During our conversations we tackle hard questions about what is (and isn’t) happening in our classrooms. For example, why are so many students hesitant to express curiosity or debate other students? How can we help them become more interested in learning this content that we find so interesting? To what extent are the frustrations we experience caused by our limitations versus societywide stumbling blocks to engagement, sharing of ideas, and learning?
As a result of these questions, we have discovered that it can be very helpful to observe one another’s teaching. Because we have established a warm, collaborative rapport in the group, these classroom visits are rich and welcomed. We don’t go to each other’s classes to conduct an evaluation. We are there to better understand the teaching contexts out of which we speak and for the observer to experience learning in a new way, through the lens of a student. Through observation, we see our stories come to life, learn from one another, and begin to widen the lens of what “teaching” looks like when others do it. Again, this activity makes us feel less alone and more connected.

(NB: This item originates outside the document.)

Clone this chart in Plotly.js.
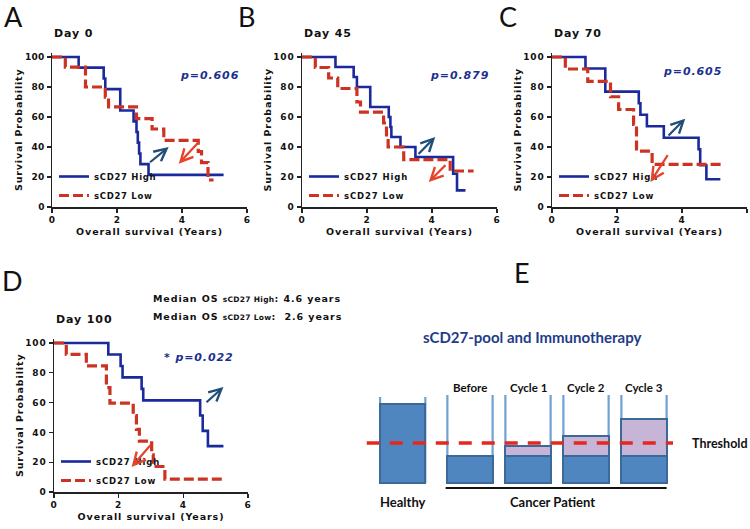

These past few years have been quite a journey for us. Some of us came to the group with different backgrounds and different pedagogical knowledge bases. Some of us knew more about education than others did. Despite these knowledge differences, each of us has experienced “the power of we.” We have created and continue to build a truly collaborative environment where everyone’s voice is heard, everyone’s opinion counts, and knowledge is not merely transferred but co-created within our group. What we share with each other encourages more sharing, more learning, and increased effectiveness in the classroom. We don’t have a laundry list of strategies but rather a process that we use to successfully develop our instructional effectiveness, to promote continued self-reflection, and to motivate regular collaboration with peers who care about teaching. We hope that what we’ve described here will inspire others to do the same so that more teachers who have felt lonely will experience “the power of we.”